━━━ RECORDED INFORMATION
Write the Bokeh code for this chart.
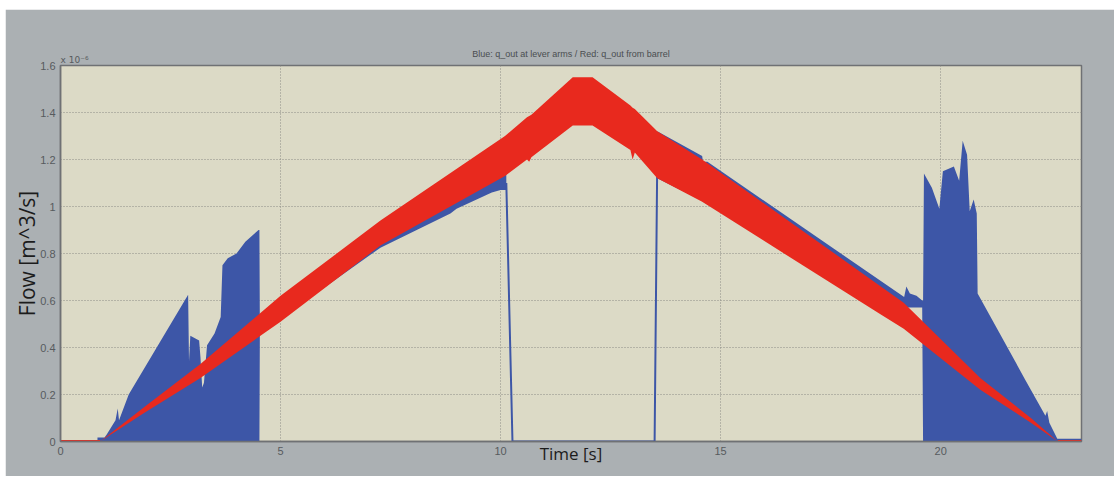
from bokeh.plotting import figure
from bokeh.models import FixedTicker, Range1d, Title
from bokeh.embed import file_html
from bokeh.resources import INLINE

# ---- data (flow in units of 1e-6 m^3/s, time in s) ----
# Red: q_out from barrel (band of a dense oscillation: lower / upper envelope)
red_x  = [0.90, 1.89, 3.18, 5.00, 7.27, 10.10, 10.60, 10.65, 10.70, 11.64, 12.09, 12.95, 13.00, 13.05, 13.56, 14.58, 18.64, 19.16, 20.90, 22.05, 22.66]
red_hi = [0.00, 0.145, 0.33, 0.62, 0.94, 1.30, 1.38, 1.385, 1.39, 1.55, 1.55, 1.43, 1.42, 1.415, 1.32, 1.20, 0.66, 0.59, 0.27, 0.10, 0.00]
red_lo = [0.00, 0.12, 0.27, 0.51, 0.834, 1.13, 1.20, 1.19, 1.21, 1.345, 1.345, 1.24, 1.20, 1.23, 1.12, 1.02, 0.54, 0.48, 0.22, 0.08, 0.00]
red_zero_x = [[0.0, 0.90], [22.66, 23.2]]

# Blue: q_out at lever arms, first part (0.84 s .. 10.13 s)
blue_a_x  = [0.84, 1.00, 1.05, 1.25, 1.30, 1.33, 1.55, 2.90, 2.92, 2.95, 3.15, 3.18, 3.22, 3.26, 3.33, 3.50, 3.64, 3.68, 3.80, 4.00, 4.20, 4.50, 4.52, 4.53, 7.27, 8.86, 9.00, 9.80, 10.00, 10.13]
blue_a_lo = [0.00, 0.00, 0.00, 0.00, 0.00, 0.00, 0.00, 0.00, 0.00, 0.00, 0.00, 0.00, 0.00, 0.00, 0.00, 0.00, 0.00, 0.00, 0.00, 0.00, 0.00, 0.00, 0.00, 0.46, 0.825, 0.97, 0.99, 1.06, 1.07, 1.07]
blue_a_hi = [0.017, 0.017, 0.03, 0.09, 0.14, 0.09, 0.20, 0.625, 0.34, 0.45, 0.43, 0.36, 0.23, 0.25, 0.41, 0.46, 0.53, 0.75, 0.78, 0.80, 0.85, 0.90, 0.90, 0.50, 0.88, 1.03, 1.05, 1.12, 1.14, 1.14]

# Blue: valve-closed part (drop to zero and rise again)
blue_gap_x = [10.13, 10.27, 13.50, 13.56]
blue_gap_y = [1.10, 0.00, 0.00, 1.20]

# Blue: second part (13.56 s .. end)
blue_b_x  = [13.56, 14.58, 14.60, 14.70, 19.17, 19.22, 19.30, 19.45, 19.58, 19.60, 19.62, 19.80, 19.97, 20.05, 20.30, 20.42, 20.50, 20.60, 20.66, 20.75, 20.82, 20.84, 21.93, 22.38, 22.42, 22.47, 22.65, 22.66, 23.20]
blue_b_lo = [1.12, 1.025, 1.02, 1.01, 0.57, 0.57, 0.57, 0.57, 0.57, 0.00, 0.00, 0.00, 0.00, 0.00, 0.00, 0.00, 0.00, 0.00, 0.00, 0.00, 0.00, 0.00, 0.00, 0.00, 0.00, 0.00, 0.00, 0.00, 0.00]
blue_b_hi = [1.32, 1.215, 1.19, 1.19, 0.615, 0.66, 0.63, 0.62, 0.60, 0.60, 1.14, 1.08, 0.99, 1.15, 1.17, 1.11, 1.28, 1.22, 0.98, 1.03, 0.97, 0.63, 0.26, 0.11, 0.13, 0.08, 0.012, 0.012, 0.012]

x_ticks = [0, 5, 10, 15, 20]
y_ticks = [0, 0.2, 0.4, 0.6, 0.8, 1.0, 1.2, 1.4, 1.6]
y_tick_labels = ["0", "0.2", "0.4", "0.6", "0.8", "1", "1.2", "1.4", "1.6"]

BG = "#abb0b3"
PLOT_BG = "#dcdac6"
BLUE = "#3d56a7"
RED = "#e8291e"
FRAME = "#6f7174"
TICK_TXT = "#575b5e"

p = figure(frame_width=1021, frame_height=376,
           min_border_left=55, min_border_right=33, min_border_top=56, min_border_bottom=35,
           x_range=Range1d(0, 23.2), y_range=Range1d(0, 1.6),
           output_backend="svg", toolbar_location=None,
           title="Blue: q_out at lever arms / Red: q_out from barrel")
p.margin = (9, 0, 0, 5)

p.background_fill_color = PLOT_BG
p.border_fill_color = BG
p.outline_line_color = FRAME
p.outline_line_width = 1.5

# multiplier of the y axis, just above the frame at the left
mult = Title(text="x 10\u207b\u2076", align="left", text_font="DejaVu Sans",
             text_font_size="9px", text_font_style="normal", text_color=TICK_TXT,
             standoff=1, offset=0)
p.add_layout(mult, "above")

p.title.align = "center"
p.title.text_font = "Liberation Sans"
p.title.text_font_size = "9px"
p.title.text_font_style = "normal"
p.title.text_color = "#4a4d50"
p.title.standoff = -12

# blue fills
p.varea(x=blue_a_x, y1=blue_a_lo, y2=blue_a_hi, fill_color=BLUE)
p.varea(x=blue_b_x, y1=blue_b_lo, y2=blue_b_hi, fill_color=BLUE)
p.line(blue_gap_x, blue_gap_y, line_color=BLUE, line_width=2)
# red band on top
p.varea(x=red_x, y1=red_lo, y2=red_hi, fill_color=RED)
for seg in red_zero_x:
    p.line(seg, [0, 0], line_color=RED, line_width=3)

# axes
for ax in (p.xaxis[0], p.yaxis[0]):
    ax.axis_line_color = FRAME
    ax.axis_line_width = 1.5
    ax.major_tick_line_color = None
    ax.minor_tick_line_color = None
    ax.major_tick_out = 0
    ax.major_tick_in = 0
    ax.minor_tick_out = 0
    ax.minor_tick_in = 0
    ax.major_label_text_font = "Liberation Sans"
    ax.major_label_text_font_size = "11px"
    ax.major_label_text_color = TICK_TXT
    ax.axis_label_text_font = "Open Sans"
    ax.axis_label_text_font_style = "normal"
    ax.axis_label_text_color = "#1c1c1c"

p.xaxis.ticker = FixedTicker(ticks=x_ticks)
p.yaxis.ticker = FixedTicker(ticks=y_ticks)
p.yaxis.major_label_overrides = {t: s for t, s in zip(y_ticks, y_tick_labels)}
p.xaxis.major_label_standoff = 5
p.yaxis.major_label_standoff = 5
p.xaxis.axis_label = "Time [s]"
p.xaxis.axis_label_text_font_size = "17px"
p.xaxis.axis_label_standoff = -16
p.yaxis.axis_label = "Flow [m^3/s]"
p.yaxis.axis_label_text_font_size = "21px"
p.yaxis.axis_label_standoff = -4

# grid
p.grid.grid_line_color = "#8d8d86"
p.grid.grid_line_dash = "1 2"
p.grid.grid_line_width = 1
p.xgrid.ticker = FixedTicker(ticks=x_ticks)
p.ygrid.ticker = FixedTicker(ticks=y_ticks)

open("out.html", "w").write(file_html(p, INLINE))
━━━━━━
— GIVEN EXERCISE —
Restate the data above word for word. Do not include the images.

— WRITTEN ANSWER —
Write the Bokeh code for this chart.
from bokeh.plotting import figure
from bokeh.models import FixedTicker, Range1d, Title
from bokeh.embed import file_html
from bokeh.resources import INLINE

# ---- data (flow in units of 1e-6 m^3/s, time in s) ----
# Red: q_out from barrel (band of a dense oscillation: lower / upper envelope)
red_x  = [0.90, 1.89, 3.18, 5.00, 7.27, 10.10, 10.60, 10.65, 10.70, 11.64, 12.09, 12.95, 13.00, 13.05, 13.56, 14.58, 18.64, 19.16, 20.90, 22.05, 22.66]
red_hi = [0.00, 0.145, 0.33, 0.62, 0.94, 1.30, 1.38, 1.385, 1.39, 1.55, 1.55, 1.43, 1.42, 1.415, 1.32, 1.20, 0.66, 0.59, 0.27, 0.10, 0.00]
red_lo = [0.00, 0.12, 0.27, 0.51, 0.834, 1.13, 1.20, 1.19, 1.21, 1.345, 1.345, 1.24, 1.20, 1.23, 1.12, 1.02, 0.54, 0.48, 0.22, 0.08, 0.00]
red_zero_x = [[0.0, 0.90], [22.66, 23.2]]

# Blue: q_out at lever arms, first part (0.84 s .. 10.13 s)
blue_a_x  = [0.84, 1.00, 1.05, 1.25, 1.30, 1.33, 1.55, 2.90, 2.92, 2.95, 3.15, 3.18, 3.22, 3.26, 3.33, 3.50, 3.64, 3.68, 3.80, 4.00, 4.20, 4.50, 4.52, 4.53, 7.27, 8.86, 9.00, 9.80, 10.00, 10.13]
blue_a_lo = [0.00, 0.00, 0.00, 0.00, 0.00, 0.00, 0.00, 0.00, 0.00, 0.00, 0.00, 0.00, 0.00, 0.00, 0.00, 0.00, 0.00, 0.00, 0.00, 0.00, 0.00, 0.00, 0.00, 0.46, 0.825, 0.97, 0.99, 1.06, 1.07, 1.07]
blue_a_hi = [0.017, 0.017, 0.03, 0.09, 0.14, 0.09, 0.20, 0.625, 0.34, 0.45, 0.43, 0.36, 0.23, 0.25, 0.41, 0.46, 0.53, 0.75, 0.78, 0.80, 0.85, 0.90, 0.90, 0.50, 0.88, 1.03, 1.05, 1.12, 1.14, 1.14]

# Blue: valve-closed part (drop to zero and rise again)
blue_gap_x = [10.13, 10.27, 13.50, 13.56]
blue_gap_y = [1.10, 0.00, 0.00, 1.20]

# Blue: second part (13.56 s .. end)
blue_b_x  = [13.56, 14.58, 14.60, 14.70, 19.17, 19.22, 19.30, 19.45, 19.58, 19.60, 19.62, 19.80, 19.97, 20.05, 20.30, 20.42, 20.50, 20.60, 20.66, 20.75, 20.82, 20.84, 21.93, 22.38, 22.42, 22.47, 22.65, 22.66, 23.20]
blue_b_lo = [1.12, 1.025, 1.02, 1.01, 0.57, 0.57, 0.57, 0.57, 0.57, 0.00, 0.00, 0.00, 0.00, 0.00, 0.00, 0.00, 0.00, 0.00, 0.00, 0.00, 0.00, 0.00, 0.00, 0.00, 0.00, 0.00, 0.00, 0.00, 0.00]
blue_b_hi = [1.32, 1.215, 1.19, 1.19, 0.615, 0.66, 0.63, 0.62, 0.60, 0.60, 1.14, 1.08, 0.99, 1.15, 1.17, 1.11, 1.28, 1.22, 0.98, 1.03, 0.97, 0.63, 0.26, 0.11, 0.13, 0.08, 0.012, 0.012, 0.012]

x_ticks = [0, 5, 10, 15, 20]
y_ticks = [0, 0.2, 0.4, 0.6, 0.8, 1.0, 1.2, 1.4, 1.6]
y_tick_labels = ["0", "0.2", "0.4", "0.6", "0.8", "1", "1.2", "1.4", "1.6"]

BG = "#abb0b3"
PLOT_BG = "#dcdac6"
BLUE = "#3d56a7"
RED = "#e8291e"
FRAME = "#6f7174"
TICK_TXT = "#575b5e"

p = figure(frame_width=1021, frame_height=376,
           min_border_left=55, min_border_right=33, min_border_top=56, min_border_bottom=35,
           x_range=Range1d(0, 23.2), y_range=Range1d(0, 1.6),
           output_backend="svg", toolbar_location=None,
           title="Blue: q_out at lever arms / Red: q_out from barrel")
p.margin = (9, 0, 0, 5)

p.background_fill_color = PLOT_BG
p.border_fill_color = BG
p.outline_line_color = FRAME
p.outline_line_width = 1.5

# multiplier of the y axis, just above the frame at the left
mult = Title(text="x 10\u207b\u2076", align="left", text_font="DejaVu Sans",
             text_font_size="9px", text_font_style="normal", text_color=TICK_TXT,
             standoff=1, offset=0)
p.add_layout(mult, "above")

p.title.align = "center"
p.title.text_font = "Liberation Sans"
p.title.text_font_size = "9px"
p.title.text_font_style = "normal"
p.title.text_color = "#4a4d50"
p.title.standoff = -12

# blue fills
p.varea(x=blue_a_x, y1=blue_a_lo, y2=blue_a_hi, fill_color=BLUE)
p.varea(x=blue_b_x, y1=blue_b_lo, y2=blue_b_hi, fill_color=BLUE)
p.line(blue_gap_x, blue_gap_y, line_color=BLUE, line_width=2)
# red band on top
p.varea(x=red_x, y1=red_lo, y2=red_hi, fill_color=RED)
for seg in red_zero_x:
    p.line(seg, [0, 0], line_color=RED, line_width=3)

# axes
for ax in (p.xaxis[0], p.yaxis[0]):
    ax.axis_line_color = FRAME
    ax.axis_line_width = 1.5
    ax.major_tick_line_color = None
    ax.minor_tick_line_color = None
    ax.major_tick_out = 0
    ax.major_tick_in = 0
    ax.minor_tick_out = 0
    ax.minor_tick_in = 0
    ax.major_label_text_font = "Liberation Sans"
    ax.major_label_text_font_size = "11px"
    ax.major_label_text_color = TICK_TXT
    ax.axis_label_text_font = "Open Sans"
    ax.axis_label_text_font_style = "normal"
    ax.axis_label_text_color = "#1c1c1c"

p.xaxis.ticker = FixedTicker(ticks=x_ticks)
p.yaxis.ticker = FixedTicker(ticks=y_ticks)
p.yaxis.major_label_overrides = {t: s for t, s in zip(y_ticks, y_tick_labels)}
p.xaxis.major_label_standoff = 5
p.yaxis.major_label_standoff = 5
p.xaxis.axis_label = "Time [s]"
p.xaxis.axis_label_text_font_size = "17px"
p.xaxis.axis_label_standoff = -16
p.yaxis.axis_label = "Flow [m^3/s]"
p.yaxis.axis_label_text_font_size = "21px"
p.yaxis.axis_label_standoff = -4

# grid
p.grid.grid_line_color = "#8d8d86"
p.grid.grid_line_dash = "1 2"
p.grid.grid_line_width = 1
p.xgrid.ticker = FixedTicker(ticks=x_ticks)
p.ygrid.ticker = FixedTicker(ticks=y_ticks)

open("out.html", "w").write(file_html(p, INLINE))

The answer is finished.